Franklin Templeton plans to appeal a ruling by India's markets regulator after the money manager's local unit was barred for two years from offering new debt funds.
India's markets regulator said it had found "several irregularities" following a probe into Franklin Templeton Asset Management (India)'s actions last year in winding up six debt funds that held about $4.2 billion of assets. The Securities and Exchange Board of India also ordered the unit to refund management and advisory fees levied from June 2018 to April 2020 on the frozen funds and imposed a penalty of 50 million rupees ($685,370), according to its order Monday.

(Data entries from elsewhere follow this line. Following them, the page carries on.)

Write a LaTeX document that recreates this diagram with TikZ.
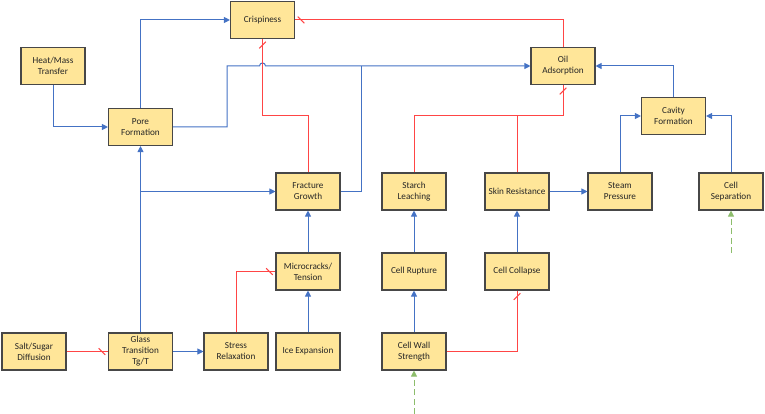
\documentclass[tikz,border=0pt]{standalone}
\usepackage{fontspec}
\setmainfont{Carlito}
\usepackage{tikz}
\usetikzlibrary{arrows.meta}
\definecolor{boxfill}{HTML}{FFE699}
\definecolor{boxline}{HTML}{474747}
\definecolor{linkblue}{HTML}{4472C4}
\definecolor{linkred}{HTML}{FF4545}
\definecolor{linkgreen}{HTML}{70AD47}
\tikzstyle{Factor}=[minimum width=64pt, minimum height=37pt, fill=boxfill, line width=1.1pt, draw=boxline, shape=rectangle, align=center, text=black!85, inner sep=1pt, font=\fontsize{9.2}{11}\selectfont]
\tikzstyle{arrow}=[line width=1pt]
\tikzstyle{tip}=[-{Triangle[length=6pt,width=6pt]}]
\tikzstyle{external}=[line width=1pt, dash pattern=on 6pt off 3.5pt, draw=linkgreen!80]
\tikzset{
	cut h/.pic={\draw [draw=linkred, line width=1pt] (-3.3,-3.3) -- (3.3,3.3);},
	cut v/.pic={\draw [draw=linkred, line width=1pt] (-3.3,3.3) -- (3.3,-3.3);}
}
\pgfdeclarelayer{nodelayer}
\pgfdeclarelayer{edgelayer}
\pgfsetlayers{nodelayer, edgelayer, main}
\begin{document}
\begin{tikzpicture}[x=1pt, y=-1pt]
	\useasboundingbox (0,0) rectangle (765,414);
	\begin{pgfonlayer}{nodelayer}
		\node [style=Factor] (crispiness) at (262.5,20) {Crispiness};
		\node [style=Factor] (heat_transfer) at (53,66) {Heat/Mass\\Transfer};
		\node [style=Factor] (pore_formation) at (140.5,127) {Pore\\Formation};
		\node [style=Factor] (fracture_growth) at (308,191.5) {Fracture\\Growth};
		\node [style=Factor] (oil_adsorption) at (563,66) {Oil\\Adsorption};
		\node [style=Factor] (cavity_formation) at (673.5,116) {Cavity\\Formation};
		\node [style=Factor] (starch_leaching) at (414,191.5) {Starch\\Leaching};
		\node [style=Factor] (skin_resistance) at (517,191.5) {Skin Resistance};
		\node [style=Factor] (steam_pressure) at (620,191.5) {Steam\\Pressure};
		\node [style=Factor] (cell_separation) at (731,191.5) {Cell\\Separation};
		\node [style=Factor] (microcracks) at (308,271.5) {Microcracks/\\Tension};
		\node [style=Factor] (cell_rupture) at (414,271.5) {Cell Rupture};
		\node [style=Factor] (cell_collapse) at (517,271.5) {Cell Collapse};
		\node [style=Factor] (salt_diffusion) at (34,351.5) {Salt/Sugar\\Diffusion};
		\node [style=Factor] (glass_transition) at (140.5,351.5) {Glass\\Transition\\Tg/T};
		\node [style=Factor] (stress_relaxation) at (236,351.5) {Stress\\Relaxation};
		\node [style=Factor] (ice_expansion) at (308,351.5) {Ice Expansion};
		\node [style=Factor] (cell_wall) at (414,351.5) {Cell Wall\\Strength};
		% bends
		\coordinate (pore_bend) at (227,66);
		\coordinate (hop) at (262.5,66);
		\coordinate (fracture_bend) at (361,66);
		\coordinate (crisp_knee) at (262.5,116);
		\coordinate (oil_knee) at (563,116);
		\coordinate (wall_input) at (414,414);
		\coordinate (separation_input) at (731,253);
	\end{pgfonlayer}
	\begin{pgfonlayer}{edgelayer}
		% promoting links
		\draw [style=arrow, style=tip, draw=linkblue] (pore_formation) |- (crispiness);
		\draw [style=arrow, style=tip, draw=linkblue] (heat_transfer) |- (pore_formation);
		\draw [style=arrow, style=tip, draw=linkblue] (pore_formation) -| (pore_bend) -- ([xshift=-3pt]hop) .. controls ([xshift=-3pt, yshift=4pt]hop) and ([xshift=3pt, yshift=4pt]hop) .. ([xshift=3pt]hop) -- (oil_adsorption);
		\draw [style=arrow, draw=linkblue] (fracture_growth) -| (fracture_bend);
		\draw [style=arrow, style=tip, draw=linkblue] (glass_transition) -- (pore_formation);
		\draw [style=arrow, style=tip, draw=linkblue] (pore_formation |- fracture_growth) -- (fracture_growth);
		\draw [style=arrow, style=tip, draw=linkblue] (glass_transition) -- (stress_relaxation);
		\draw [style=arrow, style=tip, draw=linkblue] (ice_expansion) -- (microcracks);
		\draw [style=arrow, style=tip, draw=linkblue] (microcracks) -- (fracture_growth);
		\draw [style=arrow, style=tip, draw=linkblue] (cell_wall) -- (cell_rupture);
		\draw [style=arrow, style=tip, draw=linkblue] (cell_rupture) -- (starch_leaching);
		\draw [style=arrow, style=tip, draw=linkblue] (cell_collapse) -- (skin_resistance);
		\draw [style=arrow, style=tip, draw=linkblue] (skin_resistance) -- (steam_pressure);
		\draw [style=arrow, style=tip, draw=linkblue] (steam_pressure) |- (cavity_formation);
		\draw [style=arrow, style=tip, draw=linkblue] (cell_separation) |- (cavity_formation);
		\draw [style=arrow, style=tip, draw=linkblue] (cavity_formation) |- (oil_adsorption);
		% inhibiting links
		\draw [style=arrow, draw=linkred] (fracture_growth) |- (crisp_knee) -- (crispiness);
		\draw [style=arrow, draw=linkred] (oil_adsorption) |- (crispiness);
		\draw [style=arrow, draw=linkred] (starch_leaching) |- (oil_knee) -- (oil_adsorption);
		\draw [style=arrow, draw=linkred] (skin_resistance) -- (skin_resistance |- oil_knee);
		\draw [style=arrow, draw=linkred] (stress_relaxation) |- (microcracks);
		\draw [style=arrow, draw=linkred] (cell_wall) -| (cell_collapse);
		\draw [style=arrow, draw=linkred] (salt_diffusion) -- (glass_transition);
		\pic at ([yshift=-6pt]crispiness.south) {cut v};
		\pic at ([xshift=6pt]crispiness.east) {cut h};
		\pic at ([yshift=-6pt]oil_adsorption.south) {cut v};
		\pic at ([xshift=-6pt]glass_transition.west) {cut h};
		\pic at ([xshift=-6pt]microcracks.west) {cut h};
		\pic at ([yshift=-6pt]cell_collapse.south) {cut v};
		% outside inputs
		\draw [style=external, style=tip] (wall_input) -- (cell_wall);
		\draw [style=external, style=tip] (separation_input) -- (cell_separation);
	\end{pgfonlayer}
\end{tikzpicture}
\end{document}
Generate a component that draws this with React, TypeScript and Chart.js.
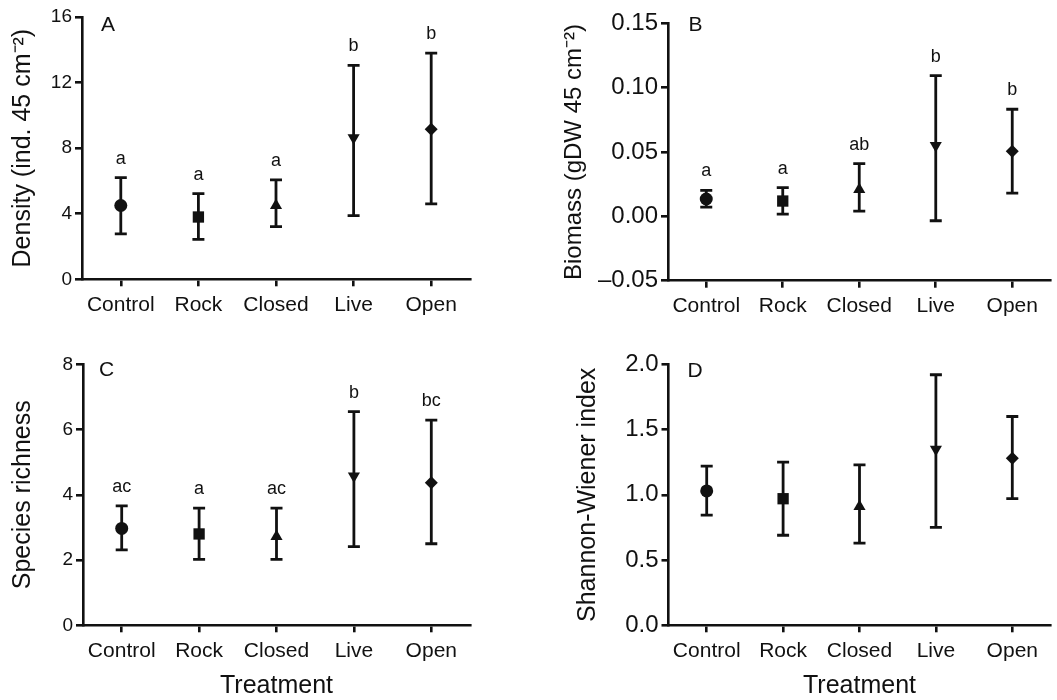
import React, { useEffect, useRef } from "react";
import { Chart, registerables } from "chart.js";

Chart.register(...registerables);

// ---------- data ----------
const treatments = ["Control", "Rock", "Closed", "Live", "Open"];

const densityMean = [4.5, 3.8, 4.5, 8.63, 9.16];
const densityUpper = [6.2, 5.23, 6.06, 13.05, 13.8];
const densityLower = [2.77, 2.44, 3.21, 3.88, 4.6];
const densityLetters = ["a", "a", "a", "b", "b"];

const biomassMean = [0.0135, 0.0119, 0.0208, 0.055, 0.0505];
const biomassUpper = [0.0202, 0.0223, 0.041, 0.1094, 0.0832];
const biomassLower = [0.0072, 0.0018, 0.0041, -0.0034, 0.0181];
const biomassLetters = ["a", "a", "ab", "b", "b"];

const richnessMean = [2.97, 2.8, 2.72, 4.58, 4.37];
const richnessUpper = [3.66, 3.59, 3.59, 6.55, 6.29];
const richnessLower = [2.31, 2.02, 2.02, 2.41, 2.5];
const richnessLetters = ["ac", "a", "ac", "b", "bc"];

const shannonMean = [1.03, 0.97, 0.91, 1.35, 1.28];
const shannonUpper = [1.22, 1.25, 1.23, 1.92, 1.6];
const shannonLower = [0.845, 0.69, 0.63, 0.75, 0.97];

// ---------- style ----------
const INK = "#111111";
const FONT = "'Liberation Sans', Arial, Helvetica, sans-serif";
const markerStyles = ["circle", "rect", "triangle", "triangle", "rectRot"];
const markerRotation = [0, 0, 0, 180, 0];
const markerRadius = [6.5, 8, 7, 7, 6.5];

type PanelCfg = {
  left: number;
  top: number;
  width: number;
  height: number;
  area: { left: number; right: number; top: number; bottom: number };
  mean: number[];
  upper: number[];
  lower: number[];
  letters: string[] | null;
  yMin: number;
  yMax: number;
  yStep: number;
  decimals: number;
  yTitle: string;
  yTitleSize: number;
  yTitlePad: number;
  yTickSize: number;
  xTitle: string | null;
  tag: string;
  tagX: number;
  tagY: number;
};

const panels: PanelCfg[] = [
  {
    left: 0, top: 0, width: 530, height: 340,
    area: { left: 82, right: 470, top: 17, bottom: 279.3 },
    mean: densityMean, upper: densityUpper, lower: densityLower, letters: densityLetters,
    yMin: 0, yMax: 16, yStep: 4, decimals: 0,
    yTitle: "Density (ind. 45 cm\u207B\u00B2)", yTitleSize: 25, yTitlePad: 8, yTickSize: 19,
    xTitle: null, tag: "A", tagX: 101, tagY: 30.7,
  },
  {
    left: 530, top: 0, width: 527, height: 340,
    area: { left: 138, right: 524, top: 23.3, bottom: 280.7 },
    mean: biomassMean, upper: biomassUpper, lower: biomassLower, letters: biomassLetters,
    yMin: -0.05, yMax: 0.15, yStep: 0.05, decimals: 2,
    yTitle: "Biomass (gDW 45 cm\u207B\u00B2)", yTitleSize: 24, yTitlePad: 30, yTickSize: 24,
    xTitle: null, tag: "B", tagX: 158.5, tagY: 30.7,
  },
  {
    left: 0, top: 340, width: 530, height: 360,
    area: { left: 83, right: 470, top: 24.3, bottom: 285.3 },
    mean: richnessMean, upper: richnessUpper, lower: richnessLower, letters: richnessLetters,
    yMin: 0, yMax: 8, yStep: 2, decimals: 0,
    yTitle: "Species richness", yTitleSize: 25, yTitlePad: 8, yTickSize: 19,
    xTitle: "Treatment", tag: "C", tagX: 99, tagY: 36,
  },
  {
    left: 530, top: 340, width: 527, height: 360,
    area: { left: 138.5, right: 527, top: 24.3, bottom: 285.3 },
    mean: shannonMean, upper: shannonUpper, lower: shannonLower, letters: null,
    yMin: 0, yMax: 2, yStep: 0.5, decimals: 1,
    yTitle: "Shannon-Wiener index", yTitleSize: 25, yTitlePad: 43, yTickSize: 24,
    xTitle: "Treatment", tag: "D", tagX: 157.5, tagY: 36.7,
  },
];

function Panel({ p }: { p: PanelCfg }) {
  const ref = useRef<HTMLCanvasElement | null>(null);

  useEffect(() => {
    const canvas = ref.current;
    if (!canvas) return;

    const errorBars = {
      id: "errorBars",
      beforeDatasetsDraw(chart: any) {
        const { ctx } = chart;
        const xs = chart.scales.x;
        const ys = chart.scales.y;
        ctx.save();
        ctx.strokeStyle = INK;
        ctx.lineWidth = 2.8;
        ctx.lineCap = "butt";
        for (let i = 0; i < p.mean.length; i++) {
          const px = xs.getPixelForValue(i);
          const yu = ys.getPixelForValue(p.upper[i]);
          const yl = ys.getPixelForValue(p.lower[i]);
          ctx.beginPath();
          ctx.moveTo(px, yu);
          ctx.lineTo(px, yl);
          ctx.moveTo(px - 6, yu);
          ctx.lineTo(px + 6, yu);
          ctx.moveTo(px - 6, yl);
          ctx.lineTo(px + 6, yl);
          ctx.stroke();
        }
        ctx.restore();
      },
      afterDraw(chart: any) {
        const { ctx } = chart;
        const xs = chart.scales.x;
        const ys = chart.scales.y;
        ctx.save();
        ctx.fillStyle = INK;
        ctx.textBaseline = "alphabetic";
        if (p.letters) {
          ctx.font = `18px ${FONT}`;
          ctx.textAlign = "center";
          for (let i = 0; i < p.letters.length; i++) {
            const px = xs.getPixelForValue(i);
            const yu = ys.getPixelForValue(p.upper[i]);
            ctx.fillText(p.letters[i], px, yu - 14);
          }
        }
        ctx.font = `21px ${FONT}`;
        ctx.textAlign = "left";
        ctx.fillText(p.tag, p.tagX, p.tagY);
        ctx.restore();
      },
    };

    const fmt = (v: any) => {
      let n = Number(v);
      if (Math.abs(n) < 1e-9) n = 0;
      const s = n.toFixed(p.decimals);
      return s.replace("-", "\u2013");
    };

    const chart = new Chart(canvas, {
      type: "line",
      data: {
        labels: treatments,
        datasets: [
          {
            data: p.mean,
            showLine: false,
            pointStyle: markerStyles as any,
            pointRotation: markerRotation,
            pointRadius: markerRadius,
            pointHoverRadius: markerRadius,
            pointBackgroundColor: INK,
            pointBorderColor: INK,
            pointBorderWidth: 0,
            clip: false as any,
          } as any,
        ],
      },
      options: {
        responsive: false,
        maintainAspectRatio: false,
        animation: false,
        events: [],
        devicePixelRatio: 1,
        layout: {
          padding: {
            left: 0,
            top: p.area.top,
            right: p.width - p.area.right,
            bottom: 0,
          },
        },
        plugins: {
          legend: { display: false },
          tooltip: { enabled: false },
        },
        scales: {
          x: {
            type: "category",
            offset: true,
            grid: {
              display: true,
              drawOnChartArea: false,
              drawTicks: true,
              tickLength: 7,
              lineWidth: 2.6,
              tickWidth: 2.6,
              color: INK,
              tickColor: INK,
              offset: false,
            },
            border: { display: true, color: INK, width: 2.6 },
            ticks: {
              color: INK,
              font: { family: FONT, size: 21 },
              padding: 6,
              maxRotation: 0,
              minRotation: 0,
              autoSkip: false,
            },
            title: p.xTitle
              ? {
                  display: true,
                  text: p.xTitle,
                  color: INK,
                  font: { family: FONT, size: 25 },
                  padding: { top: 0, bottom: -1 },
                }
              : { display: false },
            afterFit: (s: any) => {
              s.height = p.height - p.area.bottom;
            },
          },
          y: {
            type: "linear",
            min: p.yMin,
            max: p.yMax,
            grid: {
              display: true,
              drawOnChartArea: false,
              drawTicks: true,
              tickLength: 7,
              lineWidth: 2.6,
              tickWidth: 2.6,
              color: INK,
              tickColor: INK,
            },
            border: { display: true, color: INK, width: 2.6 },
            ticks: {
              color: INK,
              font: { family: FONT, size: p.yTickSize },
              padding: 3,
              stepSize: p.yStep,
              callback: fmt,
            },
            title: {
              display: true,
              text: p.yTitle,
              color: INK,
              font: { family: FONT, size: p.yTitleSize },
              padding: { top: p.yTitlePad, bottom: 0 },
            },
            afterFit: (s: any) => {
              s.width = p.area.left;
            },
          },
        },
      } as any,
      plugins: [errorBars as any],
    });

    return () => {
      chart.destroy();
    };
  }, [p]);

  return (
    <canvas
      ref={ref}
      width={p.width}
      height={p.height}
      style={{
        position: "absolute",
        left: p.left,
        top: p.top,
        width: p.width,
        height: p.height,
        display: "block",
      }}
    />
  );
}

export default function App() {
  return (
    <div
      style={{
        position: "absolute",
        left: 0,
        top: 0,
        width: 1057,
        height: 700,
        overflow: "hidden",
        background: "#ffffff",
      }}
    >
      {panels.map((p) => (
        <Panel key={p.tag} p={p} />
      ))}
    </div>
  );
}
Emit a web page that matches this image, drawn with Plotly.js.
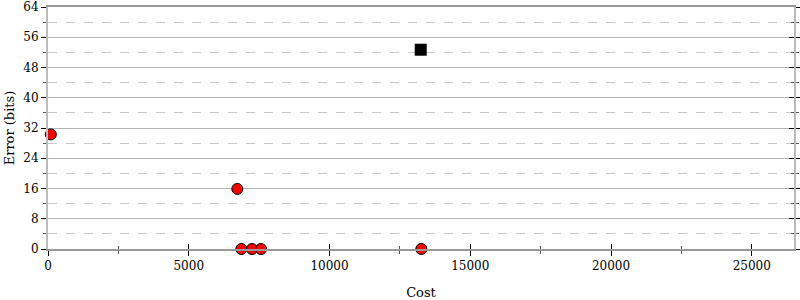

"We strongly disagree with the findings in the SEBI order and intend to file an appeal with the Hon'ble Securities Appellate Tribunal," Padmanaban Nair, a spokesman at Franklin Templeton India, wrote in an emailed comment. "We place great emphasis on compliance and believe that we have always acted in the best interest of unit-holders and in accordance with regulations."
Franklin Templeton shuttered the funds last year, citing drying up of liquidity in some parts of the nation's corporate bonds market. At the time it was the biggest-ever forced closure of Indian funds and the move and fueled worries of a renewed wave of withdrawals from similar products. SEBI tightened rules covering the industry since the closure of the funds, imposing limits on some mutual fund debt investments and mandating stress tests.
SEBI said it found several irregularities in the running of the debt funds closed by Franklin Templeton, including failures in exercising adequate due diligence, failures to abide by the Principles of Fair Valuations and failures in ensuring a robust risk management framework, according to the order.
India's top court is also looking into the matter and is set to give a verdict on the laws relating to the shutting of funds and SEBI's role in the coming weeks.
The regulator separately barred Franklin's Vivek Kudva and Roopa Kudva from accessing the securities market for a period of one year, and also imposed a combined penalty of 70 million rupees.